DEUXIEME MOYEN DE CASSATION

L'arrêt attaqué, critiqué par la société FUJITSU TECHNOLOGY SOLUTIONS, encourt la censure ;

EN CE QU'il a déclaré irrecevable l'appel formé contre le jugement du 24 octobre 2019 ;

ALORS QUE, si le premier président autorise l'assignation à jour fixe, c'est qu'il a nécessairement vérifié, ou à tout le moins qu'il doit être regardé comme ayant nécessairement vérifié, les conditions de sa saisine ; que sa décision, qui dispose de l'autorité de la chose décidée et qui est insusceptible de recours, ne saurait être remise en cause ultérieurement ; que si le pouvoir réglementaire a décidé que la décision du premier président était sans recours, c'est qu'il a estimé que l'intervention du premier président, à raison des obligations que lui impose son office, garantissait suffisamment les droits des parties ; qu'en s'arrogeant le droit de vérifier la saisine du premier président, la cour d'appel a violé les articles 917 et 537 du code de procédure civile.

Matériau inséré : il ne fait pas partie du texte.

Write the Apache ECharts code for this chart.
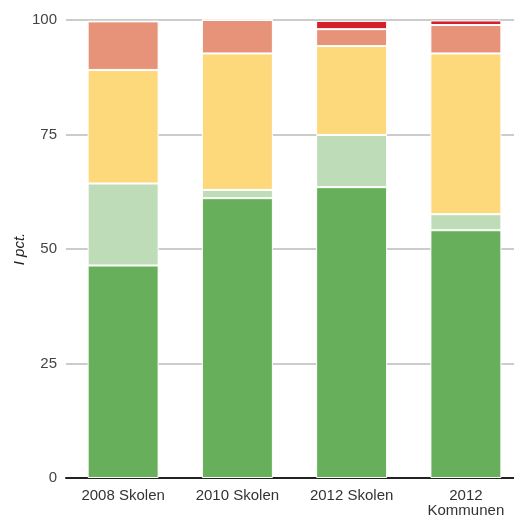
<!DOCTYPE html>
<html>
<head>
<meta charset="utf-8">
<script src="https://cdn.jsdelivr.net/npm/echarts@6/dist/echarts.min.js"></script>
<style>html,body{margin:0;padding:0;background:#fff}#c{width:514px;height:526px}</style>
</head>
<body>
<div id="c"></div>
<script>
const categories = ['2008 Skolen', '2010 Skolen', '2012 Skolen', '2012\nKommunen'];
const yTicks = [0, 25, 50, 75, 100];
const green = [46.4, 61.1, 63.5, 54.1];
const lightGreen = [17.9, 1.8, 11.4, 3.5];
const yellow = [24.8, 29.8, 19.4, 35.1];
const salmon = [10.6, 7.3, 3.7, 6.2];
const red = [0, 0, 1.8, 1.0];

const colors = ['#67af5a', '#bedcb8', '#fdd97b', '#e6937a', '#d3212a'];
const seriesData = [green, lightGreen, yellow, salmon, red];

const chart = echarts.init(document.getElementById('c'), null, {renderer: 'canvas'});
chart.setOption({
  animation: false,
  backgroundColor: '#fff',
  grid: {left: 66, top: 20, bottom: 48, width: 457, containLabel: false, outerBoundsMode: 'none'},
  xAxis: {
    type: 'category',
    data: categories,
    axisLine: {lineStyle: {color: '#222', width: 2}},
    axisTick: {show: false},
    axisLabel: {color: '#333', fontSize: 15, fontFamily: 'Liberation Sans, Arial, sans-serif', margin: 10, lineHeight: 15, interval: 0}
  },
  yAxis: {
    type: 'value',
    min: yTicks[0],
    max: yTicks[yTicks.length - 1],
    interval: 25,
    name: 'I pct.',
    nameLocation: 'middle',
    nameGap: 39,
    nameMoveOverlap: false,
    nameTextStyle: {color: '#222', fontSize: 15, fontStyle: 'italic', fontFamily: 'Liberation Sans, Arial, sans-serif'},
    axisLine: {show: false},
    axisTick: {show: false},
    axisLabel: {color: '#444', fontSize: 15, fontFamily: 'Liberation Sans, Arial, sans-serif', margin: 9},
    splitLine: {lineStyle: {color: '#cccccc', width: 2}}
  },
  series: seriesData.map((d, i) => ({
    type: 'bar',
    stack: 'total',
    data: d,
    barWidth: 71,
    itemStyle: {color: colors[i], borderColor: '#fff', borderWidth: d.some(v => v > 0) ? 1 : 0},
    emphasis: {disabled: true}
  }))
});
</script>
</body>
</html>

TROISIEME MOYEN DE CASSATION

L'arrêt attaqué, critiqué par la société FUJITSU TECHNOLOGY SOLUTIONS, encourt la censure ;

EN CE QU'il a déclaré irrecevable l'appel formé contre le jugement du 24 octobre 2019 ;

ALORS QUE, eu égard à l'autorité qui s'attache à l'intervention du premier président quelles que soient les conditions de sa saisine, à l'objet du contrôle qu'il exerce pour délivrer ou refuser de délivrer l'autorisation d'assigner à jour fixe et à la croyance légitime que peut avoir l'auteur de l'appel, en la régularité de la procédure dès lors qu'il détient une autorisation de la part du premier président, le principe de proportionnalité s'oppose à ce que l'appel soit déclaré irrecevable, au prétexte que le premier président a été saisi par voie électronique et non au moyen d'un écrit ; qu'en décidant le contraire, les juges du fond ont violé les articles 917 et 537 du code de procédure civile, tels qu'ils doivent être mis en oeuvre en application du principe de proportionnalité.